Images and text in images

  • Discrete images have been encoded using <figure> tags (containing <graphic>), while inline glyphs and images are tagged using only <graphic>
  • Image titles are marked using <p rend="caption"> tags.
  • Text displayed in an image is enclosed by <p> tags, which each distinct text block having its own pair of tags. The order of these text blocks follows the Western reading direction: line by line from the top left to the lower right corner, though this order may be ignored to keep blocks of text together which obviously form a unit.
  • Signatures (typically below images): <seg type="signature">...</seg>
  • Privileges/dedications (typically below images): <seg type="dedication">...</seg>

Typeface

  • All text not marked using the TEI global attribute “rend” as “antiqua” or “italic” is to be regarded as Gothic print. Exception: numbers (mainly consisting of antiqua digits) are usually not marked using “rend”. The same applies to the use of commas, which are usually only used in Antiqua parts of the text, but are not always enclosed by tags having a “rend” attribute with “antiqua” or “italic” as value.
  • With the exception of text in italics, the use of different Antiqua typefaces is not tagged. All text in italics are implcitly to be regarded as Antiqua in italics.
  • We do not distinguish between different types of Gothic print.
  • Graphically designed characters at the beginning of paragraphs: <hi rend="initial">N</hi>Achdem
  • In image signatures and privileges, no difference between typefaces was made (these are mostly in italics, anyway)

Internal cross-references

  • For links to other parts of the text, <ref target="...">...</ref> tags are used.
  • With the exception of <corr>...</corr>, <sic>...</sic>, <choice>...</choice> and <milestone/>, all elements in the TEI document’s body can be addressed.
  • When a link refers to a certain point in the text where there is no element that could be linked to, an <anchor/> tag has been inserted.
  • Additionally, <anchor /> tags with “vita-start” as value of the type attribute are used to track the beginnings of artists’ vitae.
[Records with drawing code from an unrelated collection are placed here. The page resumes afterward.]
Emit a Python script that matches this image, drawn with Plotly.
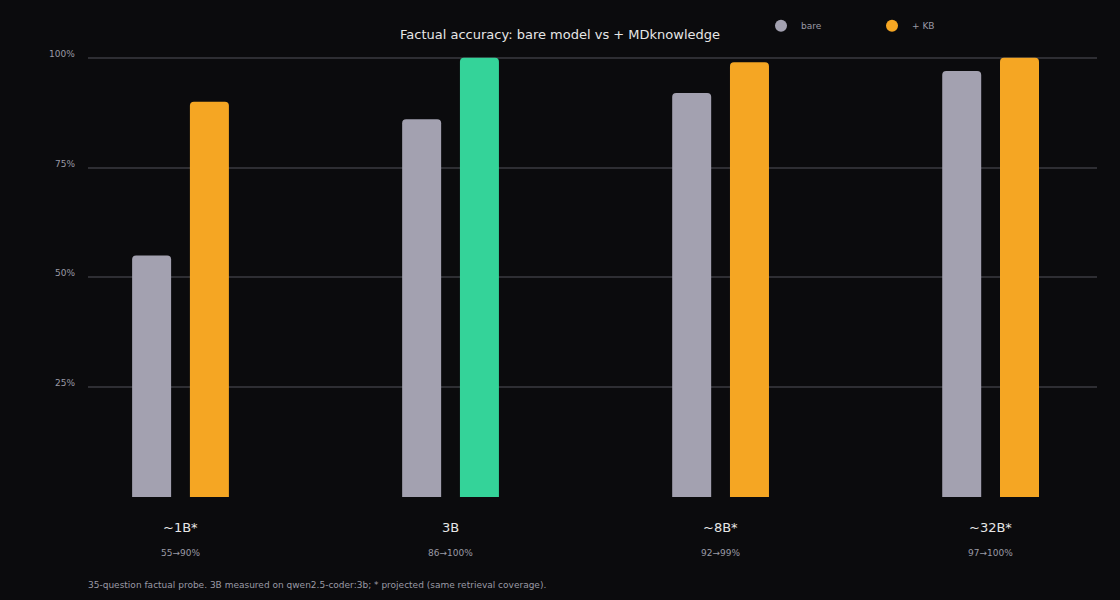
import plotly.graph_objects as go

categories = ["~1B*", "3B", "~8B*", "~32B*"]
sublabels = ["55→90%", "86→100%", "92→99%", "97→100%"]
bare = [55, 86, 92, 97]
kb = [90, 100, 99, 100]
kb_colors = ["#f5a623", "#34d399", "#f5a623", "#f5a623"]
y_ticks = [25, 50, 75, 100]
y_ticktext = ["25%", "50%", "75%", "100%"]

BG = "#0b0b0d"
BARE_C = "#a3a1b0"
ORANGE = "#f5a623"
FONT = "DejaVu Sans"

x = list(range(len(categories)))
bw = 0.1444

fig = go.Figure()
fig.add_trace(go.Bar(x=x, y=bare, width=bw, offset=-0.107 - bw / 2,
                     marker=dict(color=BARE_C, cornerradius=4, line=dict(width=0)),
                     showlegend=False, name="bare"))
fig.add_trace(go.Bar(x=x, y=kb, width=bw, offset=0.107 - bw / 2,
                     marker=dict(color=kb_colors, cornerradius=4, line=dict(width=0)),
                     showlegend=False, name="+ KB"))
# legend entries with circle symbols
fig.add_trace(go.Scatter(x=[None], y=[None], mode="markers", name="bare",
                         marker=dict(color=BARE_C, size=11, symbol="circle")))
fig.add_trace(go.Scatter(x=[None], y=[None], mode="markers", name="+ KB",
                         marker=dict(color=ORANGE, size=11, symbol="circle")))

annotations = []
for i, (c, s) in enumerate(zip(categories, sublabels)):
    annotations.append(dict(x=i, y=0, xref="x", yref="y", text=c, showarrow=False,
                            yshift=-30, font=dict(size=13, color="#e6e6e6", family=FONT)))
    annotations.append(dict(x=i, y=0, xref="x", yref="y", text=s, showarrow=False,
                            yshift=-56, font=dict(size=9, color="#9a9aa5", family=FONT)))
for v, t in zip(y_ticks, y_ticktext):
    annotations.append(dict(x=0, y=v, xref="paper", yref="y", text=t, showarrow=False,
                            xanchor="right", xshift=-11, yshift=4,
                            font=dict(size=9, color="#9a9aa5", family=FONT)))
annotations.append(dict(x=0, y=-0.199, xref="paper", yref="paper", xanchor="left",
                        yanchor="middle", xshift=-2,
                        text="35-question factual probe. 3B measured on qwen2.5-coder:3b; * projected (same retrieval coverage).",
                        showarrow=False, font=dict(size=9, color="#9a9aa5", family=FONT)))

fig.update_layout(
    width=1120, height=600,
    paper_bgcolor=BG, plot_bgcolor=BG,
    margin=dict(l=88, r=23, t=55, b=103),
    barmode="overlay",
    font=dict(family=FONT, color="#e6e6e6"),
    title=dict(text="Factual accuracy: bare model vs + MDknowledge", x=0.5, xanchor="center",
               y=0.942, yanchor="middle", font=dict(size=13, color="#e6e6e6", family=FONT)),
    legend=dict(orientation="h", x=0.667, xanchor="left", y=1.066, yanchor="middle",
                entrywidth=66, bgcolor="rgba(0,0,0,0)",
                font=dict(size=9, color="#9a9aa5", family=FONT), itemsizing="constant"),
    xaxis=dict(range=[-0.3426, 3.394], showgrid=False, zeroline=False, showticklabels=False,
               showline=False),
    yaxis=dict(range=[0, 100.4], tickvals=y_ticks, showticklabels=False, showgrid=True,
               gridcolor="#2e2e33", gridwidth=1.5, zeroline=False, showline=False),
    annotations=annotations,
)

fig.write_html("out.html", config={"displayModeBar": False},
               post_script="document.body.style.margin='0';document.body.style.background='#0b0b0d';")
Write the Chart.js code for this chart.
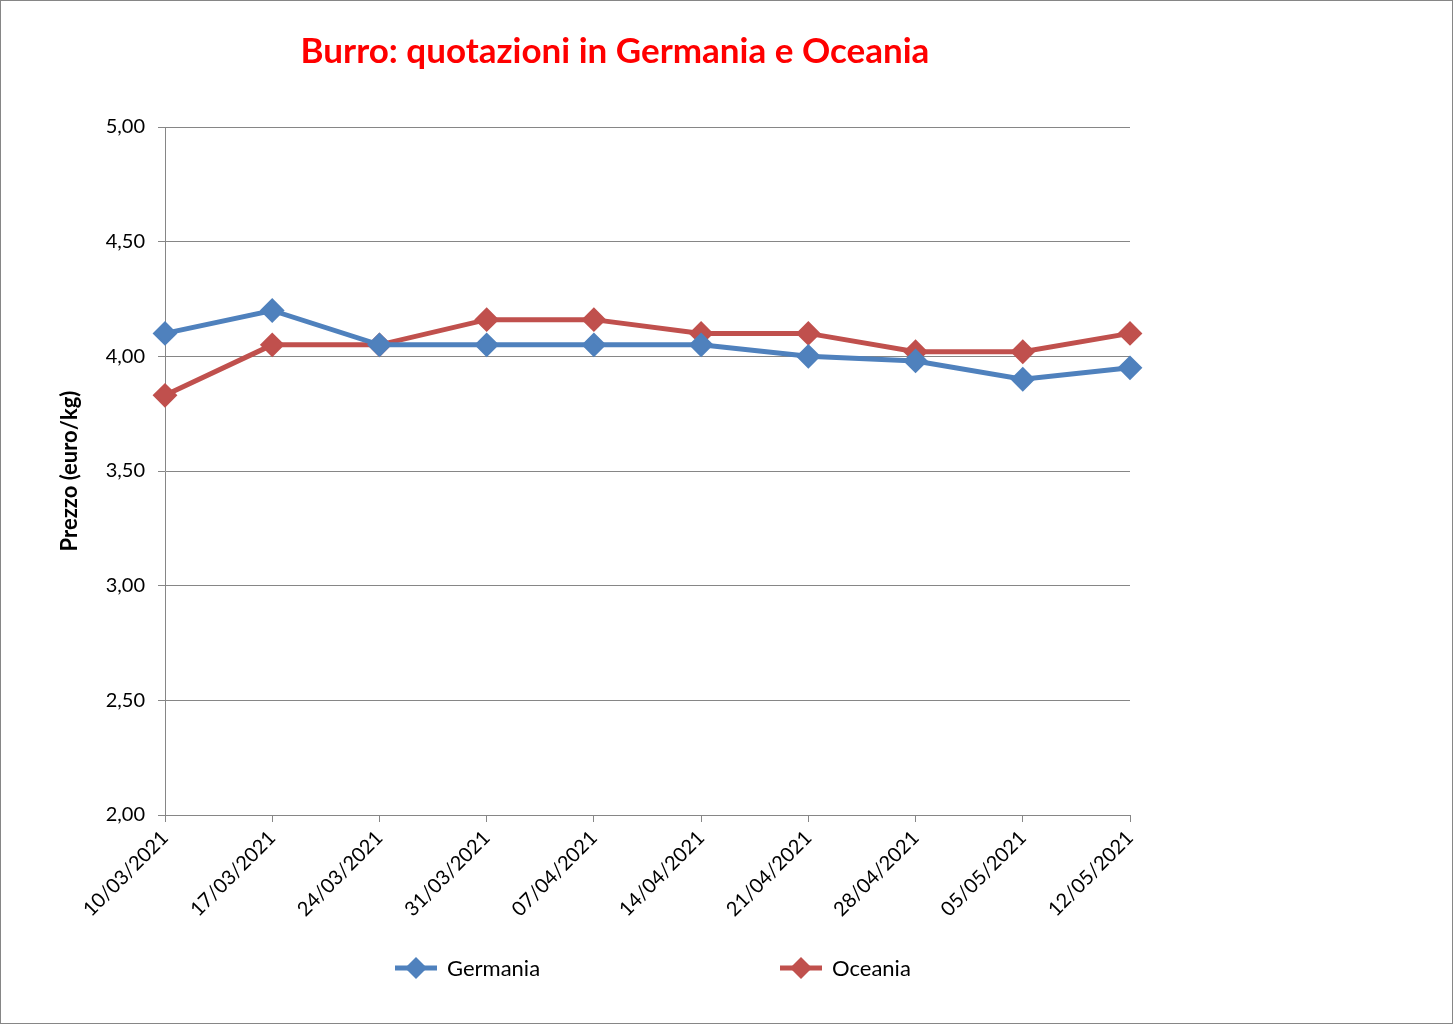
<!DOCTYPE html>
<html><head><meta charset="utf-8">
<script src="https://cdn.jsdelivr.net/npm/chart.js@4"></script>
<style>html,body{margin:0;padding:0;background:#fff}canvas{display:block}</style>
</head><body>
<canvas id="c" width="1453" height="1024"></canvas>
<script>
const categories = ["10/03/2021","17/03/2021","24/03/2021","31/03/2021","07/04/2021","14/04/2021","21/04/2021","28/04/2021","05/05/2021","12/05/2021"];
const germania = [4.10,4.20,4.05,4.05,4.05,4.05,4.00,3.98,3.90,3.95];
const oceania  = [3.83,4.05,4.05,4.16,4.16,4.10,4.10,4.02,4.02,4.10];
const seriesNames = ["Germania","Oceania"];
const yTicks = [2.00,2.50,3.00,3.50,4.00,4.50,5.00];
const titleText = "Burro: quotazioni in Germania e Oceania";
const yTitle = "Prezzo (euro/kg)";

const BLUE = "#4F81BD", RED = "#C0504D", GRID = "#868686";
const FONT = "Lato, 'Open Sans', sans-serif";

const decor = {
  id: 'decor',
  afterDraw(chart) {
    const ctx = chart.ctx;
    ctx.save();
    ctx.strokeStyle = GRID; ctx.lineWidth = 1;
    ctx.strokeRect(0.5, 0.5, chart.width - 1, chart.height - 1);
    ctx.fillStyle = "#FF0000";
    ctx.font = "bold 35px " + FONT;
    ctx.textAlign = "center"; ctx.textBaseline = "middle";
    ctx.fillText(titleText, 615, 52);
    const pos = [395, 780];
    const y = 968;
    chart.data.datasets.forEach((ds, i) => {
      const x = pos[i];
      ctx.strokeStyle = ds.borderColor; ctx.lineWidth = 5;
      ctx.beginPath(); ctx.moveTo(x, y); ctx.lineTo(x + 42, y); ctx.stroke();
      ctx.fillStyle = ds.borderColor;
      ctx.beginPath();
      const cx = x + 21, r = 11;
      ctx.moveTo(cx, y - r); ctx.lineTo(cx + r, y); ctx.lineTo(cx, y + r); ctx.lineTo(cx - r, y); ctx.closePath();
      ctx.fill();
      ctx.fillStyle = "#000"; ctx.font = "22px " + FONT;
      ctx.textAlign = "left"; ctx.textBaseline = "middle";
      ctx.fillText(ds.label, x + 52, y + 1);
    });
    ctx.restore();
  }
};

new Chart(document.getElementById('c'), {
  type: 'line',
  data: {
    labels: categories,
    datasets: [
      { label: seriesNames[0], data: germania, borderColor: BLUE, backgroundColor: BLUE,
        borderWidth: 5, pointStyle: 'rectRot', pointRadius: 11, pointBorderWidth: 2,
        pointBackgroundColor: BLUE, pointBorderColor: BLUE, tension: 0 },
      { label: seriesNames[1], data: oceania, borderColor: RED, backgroundColor: RED,
        borderWidth: 5, pointStyle: 'rectRot', pointRadius: 11, pointBorderWidth: 2,
        pointBackgroundColor: RED, pointBorderColor: RED, tension: 0 }
    ]
  },
  options: {
    responsive: false,
    animation: false,
    layout: { padding: { left: 55, right: 323, top: 127, bottom: 95 } },
    plugins: { legend: { display: false }, title: { display: false }, tooltip: { enabled: false } },
    scales: {
      x: {
        offset: false,
        grid: { drawOnChartArea: false, drawTicks: true, tickLength: 7, color: GRID, lineWidth: 1 },
        border: { display: true, color: GRID, width: 1 },
        ticks: { autoSkip: false, maxRotation: 45, minRotation: 45, padding: 4, color: "#000",
                 font: { family: FONT, size: 20 } },
        afterFit(s) { s.height = 114; }
      },
      y: {
        min: 2, max: 5,
        afterBuildTicks(s) { s.ticks = yTicks.map(v => ({ value: v })); },
        grid: { color: GRID, lineWidth: 1, drawTicks: true, tickLength: 7 },
        border: { display: true, color: GRID, width: 1 },
        ticks: { padding: 13, color: "#000", font: { family: FONT, size: 20 },
                 callback: v => v.toFixed(2).replace('.', ',') },
        title: { display: true, text: yTitle, color: "#000", font: { family: FONT, size: 22, weight: 'bold' },
                 padding: { top: 2, bottom: 0 } },
        afterFit(s) { s.width = 110; }
      }
    }
  },
  plugins: [decor]
});
</script>
</body></html>
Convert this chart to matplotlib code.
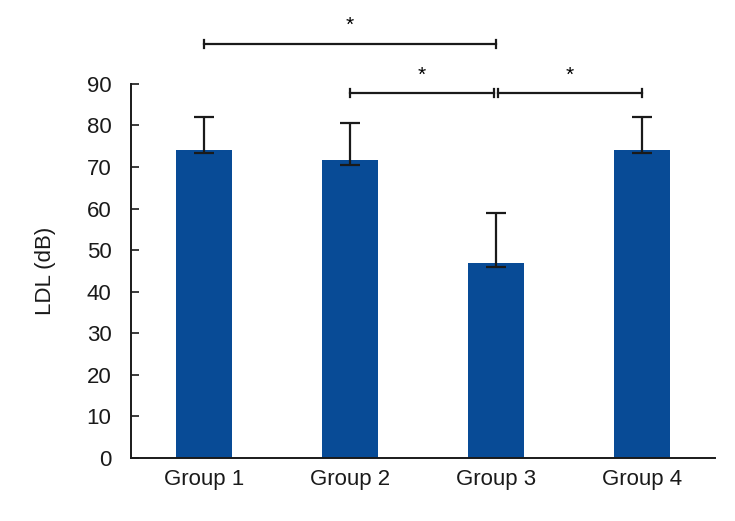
import matplotlib.pyplot as plt

# dados do grafico
grupos = ["Group 1", "Group 2", "Group 3", "Group 4"]
ldl = [74.1, 71.8, 46.8, 74.1]
erro_baixo = [0.8, 1.2, 0.8, 0.8]
erro_cima = [8.0, 8.8, 12.1, 8.0]

plt.rcParams['font.family'] = ['Liberation Sans', 'DejaVu Sans']

fig = plt.figure(figsize=(7.35, 5.21), dpi=100)
ax = fig.add_axes([0.178, 0.121, 0.795, 0.718])

x = list(range(len(grupos)))
ax.bar(x, ldl, width=0.38, color='#084B96', zorder=2)
ax.errorbar(x, ldl, yerr=[erro_baixo, erro_cima], fmt='none', ecolor='#1a1a1a',
            elinewidth=1.6, capsize=7, capthick=1.6, zorder=3)

ax.set_xlim(-0.5, 3.5)
ax.set_ylim(0, 90)
ax.set_yticks(range(0, 91, 10))
ax.set_xticks(x)
ax.set_xticklabels(grupos)
ax.set_ylabel("LDL (dB)", fontsize=16, labelpad=22, color='#1a1a1a')
ax.tick_params(axis='y', direction='in', length=6, width=1.2, labelsize=16, pad=14, colors='#1a1a1a')
ax.tick_params(axis='x', length=0, labelsize=16, pad=8, colors='#1a1a1a')
for lado in ['top', 'right']:
    ax.spines[lado].set_visible(False)
for lado in ['left', 'bottom']:
    ax.spines[lado].set_linewidth(1.4)
    ax.spines[lado].set_color('#1a1a1a')

# colchetes de significancia
def colchete(x1, x2, y, yt):
    ax.plot([x1, x2], [y, y], color='#1a1a1a', lw=1.6, clip_on=False)
    for xx in [x1, x2]:
        ax.plot([xx, xx], [y - 1.0, y + 1.0], color='#1a1a1a', lw=1.6, clip_on=False)
    ax.text((x1 + x2) / 2, yt, "*", ha='center', va='center', fontsize=15, clip_on=False)

colchete(0, 2, 99.6, 104.0)
colchete(1, 1.985, 87.8, 92.0)
colchete(2.015, 3, 87.8, 92.0)

fig.savefig("out.png", dpi=100)
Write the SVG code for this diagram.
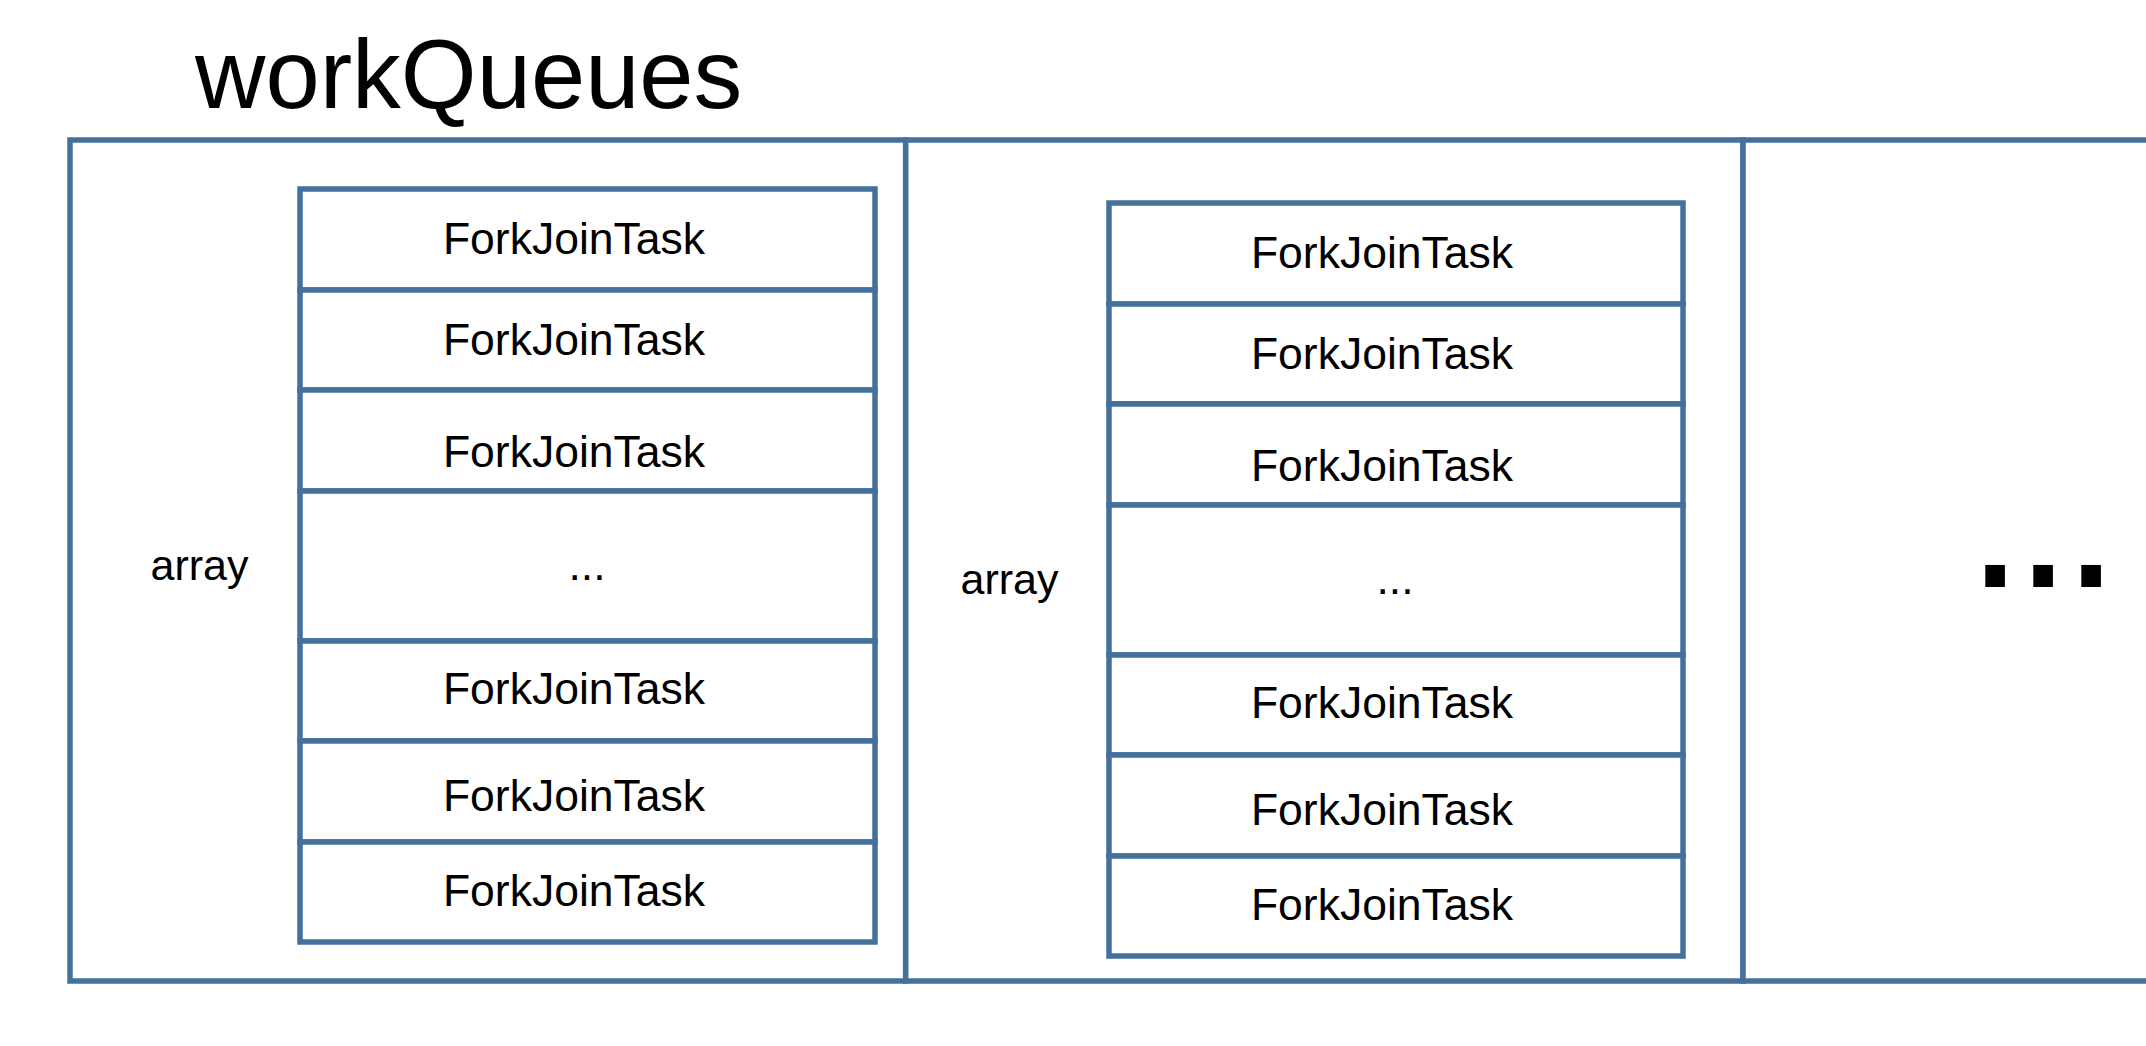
<svg xmlns="http://www.w3.org/2000/svg" width="2146" height="1046" viewBox="0 0 2146 1046">
<style>
.cell{fill:#fff;stroke:#43719c;stroke-width:5.5}
.row{fill:#fff;stroke:#43719c;stroke-width:5.5}
.t{font-family:"Liberation Sans",Arial,Helvetica,sans-serif;fill:#000}
.task{font-size:44.5px;text-anchor:middle}
.lbl{font-size:43px}
</style>
<rect width="2146" height="1046" fill="#fff"/>
<g id="title"><text class="t" x="195" y="108" font-size="97.5">workQueues</text></g>
<g id="queue1">
<rect class="cell" x="70" y="140" width="835.7" height="841"/>
<text class="t lbl" x="150.5" y="579.5">array</text>
</g>
<g id="queue2">
<rect class="cell" x="905.7" y="140" width="837.3" height="841"/>
<text class="t lbl" x="960.5" y="593.5">array</text>
</g>
<g id="queue3">
<rect class="cell" x="1743" y="140" width="420" height="841"/>
<text class="t" x="1966.6" y="587" font-size="206" letter-spacing="-9.3">...</text>
</g>
<g id="array1">
<g id="a1r1"><rect class="row" x="300" y="189" width="575" height="101"/><text class="t task" x="574" y="254">ForkJoinTask</text></g>
<g id="a1r2"><rect class="row" x="300" y="290" width="575" height="100"/><text class="t task" x="574" y="355.3">ForkJoinTask</text></g>
<g id="a1r3"><rect class="row" x="300" y="390" width="575" height="101"/><text class="t task" x="574" y="466.7">ForkJoinTask</text></g>
<g id="a1r4"><rect class="row" x="300" y="491" width="575" height="150"/><text class="t task" x="587" y="580.4">...</text></g>
<g id="a1r5"><rect class="row" x="300" y="641" width="575" height="100"/><text class="t task" x="574" y="704.3">ForkJoinTask</text></g>
<g id="a1r6"><rect class="row" x="300" y="741" width="575" height="101"/><text class="t task" x="574" y="811.4">ForkJoinTask</text></g>
<g id="a1r7"><rect class="row" x="300" y="842" width="575" height="100"/><text class="t task" x="574" y="906">ForkJoinTask</text></g>
</g>
<g id="array2">
<g id="a2r1"><rect class="row" x="1109" y="203" width="574" height="101"/><text class="t task" x="1382" y="267.7">ForkJoinTask</text></g>
<g id="a2r2"><rect class="row" x="1109" y="304" width="574" height="100"/><text class="t task" x="1382" y="369.3">ForkJoinTask</text></g>
<g id="a2r3"><rect class="row" x="1109" y="404" width="574" height="101"/><text class="t task" x="1382" y="480.7">ForkJoinTask</text></g>
<g id="a2r4"><rect class="row" x="1109" y="505" width="574" height="150"/><text class="t task" x="1395" y="594.4">...</text></g>
<g id="a2r5"><rect class="row" x="1109" y="655" width="574" height="100"/><text class="t task" x="1382" y="718.3">ForkJoinTask</text></g>
<g id="a2r6"><rect class="row" x="1109" y="755" width="574" height="101"/><text class="t task" x="1382" y="825">ForkJoinTask</text></g>
<g id="a2r7"><rect class="row" x="1109" y="856" width="574" height="100"/><text class="t task" x="1382" y="920">ForkJoinTask</text></g>
</g>
<g id="connectors"/>
</svg>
In such cases, the corresponding person’s ID is contained as value of attribute n.

Languages

  • Non-German text has is marked either by <foreign xml:lang="...">...</foreign> tags or by means of xml:lang attributes. Any text not marked in one of these ways is German.
  • These ISO language codes are used:
    • Coptic: cop
    • Danish: da
    • Dutch: nl
    • English: en
    • French: fr
    • German: de (only for inserted text in non-German sections)
    • Greek: el. The Greek in the “Teutsche Academie” contains elements of ancient Greek and modern Greek as well as characters from antiquity, much of it orthographically or grammatically incorrect. Therefor we decided do not differentiate between ancient and modern Greek and use one language code for everthing.
    • Hebrew: he
    • Italian: it
    • Latin: la
    • Portuguese: pt
    • Spanish: es
  • Usually, only phrases are marked, but in case of other character sets (e.g., Greek) also single words or letters. Single words in Latin or not tagged, due to their frequent use in 17th-century German. Moreover, repeating phrases in signatures (“Sandrart delineavit”, “Waldreich sculpsit”, “Cum Gratia et Privilegio”) are not tagged.

Errors, unclear words etc.

  • Typesetting errors: <choice><sic>mistake</sic> <corr>correction</corr></choice>
  • Words or parts of words, which are superfluent in the source text: <del>Word</del>
  • Not readable: <gap reason="..."/>. If inside a word, the word is enclosed by <unclear>...</unclear>. <gap/> is also used inside <sic>...</sic> for encoding glyphs not available in UTF-8.
  • Not readable without ambiguity: <unclear reason="...">...</unclear>, partially with additional annotation.
  • Special characters / symbols which cannot be represented with UTF-8 have been inserted as <graphic/> element.
  • Additionally, some Unicode characters are used (for instance, U2183), which are replaced with images in the edition to avoid client-side problems.
  • In Latin words containing a “q” with accent, this has been transcribed as a simple “q”, and the word is tagged using <reg>.

Miscellaneous

  • Quotation: <q>...</q>
  • Explicit dates are enclosed by <date value="..."> elements. These value of the “value” attribute contains the date given by Sandrart, which has not been validated.